Integrated vs separate license states
US states fall into two camps on gas-piping licensing. Integrated-license states issue a Master Plumber license that includes a gas endorsement permitting the holder to perform both water and gas piping work. The majority of US states use this model, including Texas, California, Florida, Georgia, North Carolina, Virginia, Ohio, Michigan, Illinois, Indiana, Wisconsin, Minnesota, Colorado, Washington, Oregon, and many others. The licensed plumber on a tankless install handles everything from water connections to gas pressure testing without needing a second trade.
Separate-license states require gas-piping work to be performed by a separately licensed gas-fitter, even when a Master Plumber is on the job. The plumber does the water work; the gas-fitter does the gas work. Both have to bill independently and pull their respective permits separately. The separate-license model applies in Massachusetts (under MGL Chapter 142), New York City (NYC-licensed master plumber with gas-fitter endorsement is a separate credential), and parts of New Jersey (gas-fitting is a separate trade in most jurisdictions).
The historical reason for the separate-license model is that gas-piping work has unique life-safety implications and the states with the model decided that a dedicated trade with focused training improves outcomes. Whether the outcomes are actually better is debated; the practical effect is just that installs in those states have an additional line item.
How the bill structure works
In separate-license states, the contractor of record is usually the plumbing shop. The plumber pulls the plumbing permit, the gas-fitter pulls the gas permit, and the plumbing shop bills the homeowner for both trades as a combined invoice. The gas-fitter portion is itemized as a separate line so the homeowner can see what they are paying for.

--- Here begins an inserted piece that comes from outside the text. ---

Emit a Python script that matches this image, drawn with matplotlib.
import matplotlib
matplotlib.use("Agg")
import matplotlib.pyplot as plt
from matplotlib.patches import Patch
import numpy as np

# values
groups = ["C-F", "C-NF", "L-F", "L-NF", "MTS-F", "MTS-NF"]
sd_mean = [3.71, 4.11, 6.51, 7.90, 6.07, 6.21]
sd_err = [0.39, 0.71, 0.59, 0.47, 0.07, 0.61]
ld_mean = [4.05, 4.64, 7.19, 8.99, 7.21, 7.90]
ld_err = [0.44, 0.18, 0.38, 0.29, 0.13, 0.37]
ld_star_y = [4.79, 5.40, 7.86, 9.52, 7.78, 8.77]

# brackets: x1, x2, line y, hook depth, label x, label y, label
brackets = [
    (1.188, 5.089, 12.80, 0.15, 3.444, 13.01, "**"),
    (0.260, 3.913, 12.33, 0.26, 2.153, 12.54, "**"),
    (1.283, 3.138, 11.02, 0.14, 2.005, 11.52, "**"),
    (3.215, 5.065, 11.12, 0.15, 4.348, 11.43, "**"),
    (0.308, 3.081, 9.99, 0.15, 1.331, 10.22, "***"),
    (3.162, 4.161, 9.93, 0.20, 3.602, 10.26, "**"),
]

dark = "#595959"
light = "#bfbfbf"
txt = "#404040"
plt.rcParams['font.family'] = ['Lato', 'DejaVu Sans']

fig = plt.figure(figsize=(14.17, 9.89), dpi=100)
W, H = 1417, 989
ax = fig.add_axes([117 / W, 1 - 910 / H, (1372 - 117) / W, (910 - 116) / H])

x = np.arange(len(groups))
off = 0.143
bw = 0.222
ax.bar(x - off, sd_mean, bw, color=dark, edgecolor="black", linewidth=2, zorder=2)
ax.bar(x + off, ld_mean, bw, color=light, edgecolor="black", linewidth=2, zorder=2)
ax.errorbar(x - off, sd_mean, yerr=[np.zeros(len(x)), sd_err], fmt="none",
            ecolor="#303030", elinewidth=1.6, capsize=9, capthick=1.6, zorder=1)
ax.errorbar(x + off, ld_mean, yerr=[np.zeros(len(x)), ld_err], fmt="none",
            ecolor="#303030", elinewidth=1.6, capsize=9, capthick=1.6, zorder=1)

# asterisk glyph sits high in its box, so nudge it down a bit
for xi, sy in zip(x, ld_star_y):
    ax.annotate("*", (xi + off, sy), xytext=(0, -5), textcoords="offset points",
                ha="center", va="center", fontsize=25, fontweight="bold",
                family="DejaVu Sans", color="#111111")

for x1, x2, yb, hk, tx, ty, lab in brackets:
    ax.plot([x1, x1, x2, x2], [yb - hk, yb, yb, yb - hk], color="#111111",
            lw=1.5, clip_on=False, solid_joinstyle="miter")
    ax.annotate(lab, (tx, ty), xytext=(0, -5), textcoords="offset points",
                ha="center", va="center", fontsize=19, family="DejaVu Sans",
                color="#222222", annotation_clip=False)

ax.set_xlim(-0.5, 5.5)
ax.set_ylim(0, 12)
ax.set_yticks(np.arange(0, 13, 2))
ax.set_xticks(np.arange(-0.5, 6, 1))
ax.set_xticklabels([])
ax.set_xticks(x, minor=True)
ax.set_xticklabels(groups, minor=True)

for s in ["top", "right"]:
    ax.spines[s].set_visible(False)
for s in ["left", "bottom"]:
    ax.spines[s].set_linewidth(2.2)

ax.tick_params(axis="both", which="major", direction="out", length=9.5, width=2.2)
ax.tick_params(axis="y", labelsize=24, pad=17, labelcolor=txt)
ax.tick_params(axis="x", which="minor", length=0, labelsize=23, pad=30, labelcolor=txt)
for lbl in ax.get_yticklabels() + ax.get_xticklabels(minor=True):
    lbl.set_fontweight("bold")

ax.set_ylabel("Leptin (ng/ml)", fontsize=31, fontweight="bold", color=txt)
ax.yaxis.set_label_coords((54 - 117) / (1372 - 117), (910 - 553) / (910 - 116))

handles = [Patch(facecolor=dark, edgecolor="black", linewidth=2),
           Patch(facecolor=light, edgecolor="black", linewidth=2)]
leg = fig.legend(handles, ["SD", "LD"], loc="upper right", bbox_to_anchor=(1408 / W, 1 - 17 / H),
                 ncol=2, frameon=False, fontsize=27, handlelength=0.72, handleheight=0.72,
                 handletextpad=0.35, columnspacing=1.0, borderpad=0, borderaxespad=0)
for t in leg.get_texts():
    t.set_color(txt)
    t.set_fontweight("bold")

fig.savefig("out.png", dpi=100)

The gas-fitter portion typically includes a trip charge ($75 to $200, covering the gas-fitter showing up and driving to the site), plus 1 to 3 hours of on-site labor billed at $75 to $160 per hour. The total gas-fitter portion is usually $150 to $600 for a residential install. Larger gas-line work (upsizing the line from the meter, adding new connections) can push the gas-fitter portion to $700 to $1,500.
Massachusetts specifics
Massachusetts gas-fitting is regulated under Mass General Law Chapter 142 by the Board of State Examiners of Plumbers and Gas Fitters. The Master Gas Fitter license is a separate credential from the Master Plumber license. Many Massachusetts plumbing shops employ both Master Plumbers and Master Gas Fitters in-house so they can offer combined service, but the gas-fitter still bills as a separate trade.

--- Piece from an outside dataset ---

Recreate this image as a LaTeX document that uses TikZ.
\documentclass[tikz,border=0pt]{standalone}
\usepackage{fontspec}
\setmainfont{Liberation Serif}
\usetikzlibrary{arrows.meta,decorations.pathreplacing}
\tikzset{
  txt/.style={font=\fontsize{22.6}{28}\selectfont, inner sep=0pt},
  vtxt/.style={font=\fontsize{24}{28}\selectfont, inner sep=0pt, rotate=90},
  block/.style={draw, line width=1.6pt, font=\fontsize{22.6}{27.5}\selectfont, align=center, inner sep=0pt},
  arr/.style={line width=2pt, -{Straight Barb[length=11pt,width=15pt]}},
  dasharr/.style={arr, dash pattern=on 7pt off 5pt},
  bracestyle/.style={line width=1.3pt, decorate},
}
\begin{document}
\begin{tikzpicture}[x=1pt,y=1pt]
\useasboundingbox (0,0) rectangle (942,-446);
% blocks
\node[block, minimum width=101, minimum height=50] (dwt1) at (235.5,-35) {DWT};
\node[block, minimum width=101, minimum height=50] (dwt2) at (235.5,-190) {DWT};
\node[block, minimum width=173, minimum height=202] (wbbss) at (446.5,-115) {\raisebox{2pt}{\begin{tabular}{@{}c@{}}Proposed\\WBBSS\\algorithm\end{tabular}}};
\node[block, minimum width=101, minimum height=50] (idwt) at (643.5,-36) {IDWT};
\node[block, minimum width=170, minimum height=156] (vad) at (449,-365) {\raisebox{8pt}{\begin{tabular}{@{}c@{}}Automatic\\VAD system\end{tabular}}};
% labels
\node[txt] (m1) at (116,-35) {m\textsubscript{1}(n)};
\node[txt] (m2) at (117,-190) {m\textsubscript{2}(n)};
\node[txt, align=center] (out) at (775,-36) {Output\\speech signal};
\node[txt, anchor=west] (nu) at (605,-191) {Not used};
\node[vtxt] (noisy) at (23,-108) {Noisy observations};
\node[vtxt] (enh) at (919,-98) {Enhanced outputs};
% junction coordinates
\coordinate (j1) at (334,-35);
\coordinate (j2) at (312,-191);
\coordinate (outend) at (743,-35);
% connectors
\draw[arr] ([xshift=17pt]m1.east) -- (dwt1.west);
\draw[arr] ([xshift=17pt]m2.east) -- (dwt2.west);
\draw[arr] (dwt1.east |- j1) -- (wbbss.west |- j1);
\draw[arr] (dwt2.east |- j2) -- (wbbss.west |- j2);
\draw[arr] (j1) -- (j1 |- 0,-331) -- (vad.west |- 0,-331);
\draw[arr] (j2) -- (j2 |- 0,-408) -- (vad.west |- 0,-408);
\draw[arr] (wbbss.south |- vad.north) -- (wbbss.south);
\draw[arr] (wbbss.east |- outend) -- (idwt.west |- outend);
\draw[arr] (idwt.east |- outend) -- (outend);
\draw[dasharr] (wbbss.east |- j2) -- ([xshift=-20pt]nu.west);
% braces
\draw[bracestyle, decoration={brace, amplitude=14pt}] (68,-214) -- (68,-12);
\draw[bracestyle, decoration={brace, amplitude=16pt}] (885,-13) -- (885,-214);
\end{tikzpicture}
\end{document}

Typical Massachusetts gas-fitter rates are $90 to $145 per hour billed (above the national median due to high cost of living in metro Boston). The MassSave rebate program for high-efficiency water heaters helps offset the install premium for ENERGY STAR rated condensing tankless units.
New York City specifics
NYC has its own licensing framework administered by the Department of Buildings. The Master Plumber license includes gas-fitting endorsement, but the endorsement requires separate exam content and renewal. NYC also has the most rigorous permit and inspection requirements in the country for gas piping work, with multiple inspection stages required even on small jobs.
NYC gas-fitter rates are the highest in the US, typically $145 to $200 per hour billed. A typical residential tankless install in NYC runs $5,000 to $9,500 total due to the combined effect of high labor rates, multi-stage inspections, and permit overhead. The gas-fitter portion alone is often $800 to $2,000.
New Jersey specifics
New Jersey's gas-fitting licensing varies by municipality. Most urban jurisdictions follow the separate-license model similar to NYC; some suburban and rural jurisdictions allow Master Plumbers to perform gas work under their integrated license. The licensed plumber will know the local rule. Typical NJ rates fall between MA and NYC, around $110 to $170 per hour billed for the gas-fitter portion.

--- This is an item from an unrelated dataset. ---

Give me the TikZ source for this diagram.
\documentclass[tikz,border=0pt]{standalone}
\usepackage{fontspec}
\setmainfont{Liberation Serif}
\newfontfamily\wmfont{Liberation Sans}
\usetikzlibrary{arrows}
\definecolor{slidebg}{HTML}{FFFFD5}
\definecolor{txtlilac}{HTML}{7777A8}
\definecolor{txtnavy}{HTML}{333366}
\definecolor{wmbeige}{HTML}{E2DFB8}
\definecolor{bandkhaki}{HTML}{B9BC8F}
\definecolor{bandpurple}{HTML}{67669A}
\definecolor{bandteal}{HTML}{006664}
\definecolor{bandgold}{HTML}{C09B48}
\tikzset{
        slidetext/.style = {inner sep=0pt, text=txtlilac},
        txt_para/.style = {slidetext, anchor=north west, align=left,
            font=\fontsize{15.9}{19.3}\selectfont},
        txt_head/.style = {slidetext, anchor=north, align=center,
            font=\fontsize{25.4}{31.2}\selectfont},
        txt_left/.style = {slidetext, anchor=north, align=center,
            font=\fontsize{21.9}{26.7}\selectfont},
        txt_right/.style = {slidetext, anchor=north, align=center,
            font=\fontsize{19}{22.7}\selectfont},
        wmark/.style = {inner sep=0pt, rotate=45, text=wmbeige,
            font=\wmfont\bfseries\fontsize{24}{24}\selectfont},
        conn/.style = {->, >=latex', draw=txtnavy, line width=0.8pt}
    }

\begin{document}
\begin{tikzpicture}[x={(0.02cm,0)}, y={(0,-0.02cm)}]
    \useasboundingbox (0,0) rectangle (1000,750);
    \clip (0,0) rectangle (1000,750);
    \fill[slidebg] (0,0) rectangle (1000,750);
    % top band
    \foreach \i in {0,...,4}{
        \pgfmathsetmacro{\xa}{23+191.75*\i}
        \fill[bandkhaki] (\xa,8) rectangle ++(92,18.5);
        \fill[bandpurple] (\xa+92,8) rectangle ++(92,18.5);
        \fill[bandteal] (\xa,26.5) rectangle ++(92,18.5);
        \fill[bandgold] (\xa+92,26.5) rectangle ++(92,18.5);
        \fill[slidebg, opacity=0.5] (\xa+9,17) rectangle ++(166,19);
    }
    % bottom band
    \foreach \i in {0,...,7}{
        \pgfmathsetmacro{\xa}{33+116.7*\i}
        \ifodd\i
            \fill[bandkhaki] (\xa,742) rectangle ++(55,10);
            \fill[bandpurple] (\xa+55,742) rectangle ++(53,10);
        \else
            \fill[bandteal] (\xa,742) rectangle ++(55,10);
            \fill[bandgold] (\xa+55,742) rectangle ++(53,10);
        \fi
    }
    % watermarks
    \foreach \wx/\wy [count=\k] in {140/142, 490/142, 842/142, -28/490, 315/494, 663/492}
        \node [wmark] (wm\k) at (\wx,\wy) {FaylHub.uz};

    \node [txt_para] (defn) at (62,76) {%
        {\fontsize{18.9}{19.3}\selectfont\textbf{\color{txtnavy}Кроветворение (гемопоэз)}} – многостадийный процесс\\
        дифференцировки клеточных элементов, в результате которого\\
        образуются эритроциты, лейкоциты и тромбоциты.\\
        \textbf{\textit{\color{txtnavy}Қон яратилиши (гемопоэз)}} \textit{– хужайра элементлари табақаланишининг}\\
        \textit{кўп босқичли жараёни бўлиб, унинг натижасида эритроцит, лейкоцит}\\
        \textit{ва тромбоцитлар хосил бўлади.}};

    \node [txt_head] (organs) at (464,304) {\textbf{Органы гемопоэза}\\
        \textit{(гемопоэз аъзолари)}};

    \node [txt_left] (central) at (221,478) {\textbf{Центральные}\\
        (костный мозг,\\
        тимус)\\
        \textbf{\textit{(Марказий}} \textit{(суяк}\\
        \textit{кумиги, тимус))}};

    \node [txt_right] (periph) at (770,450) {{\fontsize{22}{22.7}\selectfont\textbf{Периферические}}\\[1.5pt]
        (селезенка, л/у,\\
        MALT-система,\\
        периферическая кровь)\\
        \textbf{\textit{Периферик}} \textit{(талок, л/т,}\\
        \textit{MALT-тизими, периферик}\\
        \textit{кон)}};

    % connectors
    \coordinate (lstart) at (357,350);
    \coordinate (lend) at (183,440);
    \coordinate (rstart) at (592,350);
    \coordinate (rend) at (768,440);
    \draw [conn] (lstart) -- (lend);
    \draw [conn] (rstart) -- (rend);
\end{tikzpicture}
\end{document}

Practical homeowner guidance
In separate-license states, ask the plumbing contractor whether they have an in-house gas-fitter or sub-contract one in. In-house is faster and usually cheaper because there is no subcontract markup. Sub-contracted gas-fitting adds a 15 to 25 percent margin to the gas-fitter line.
In integrated-license states, just verify that the responsible-party Master Plumber has the gas endorsement on their license. The state lookup tool shows endorsements. A Master Plumber without gas endorsement cannot do gas work even in an integrated-license state, and the install will fail inspection if the wrong-tier person did the gas connections.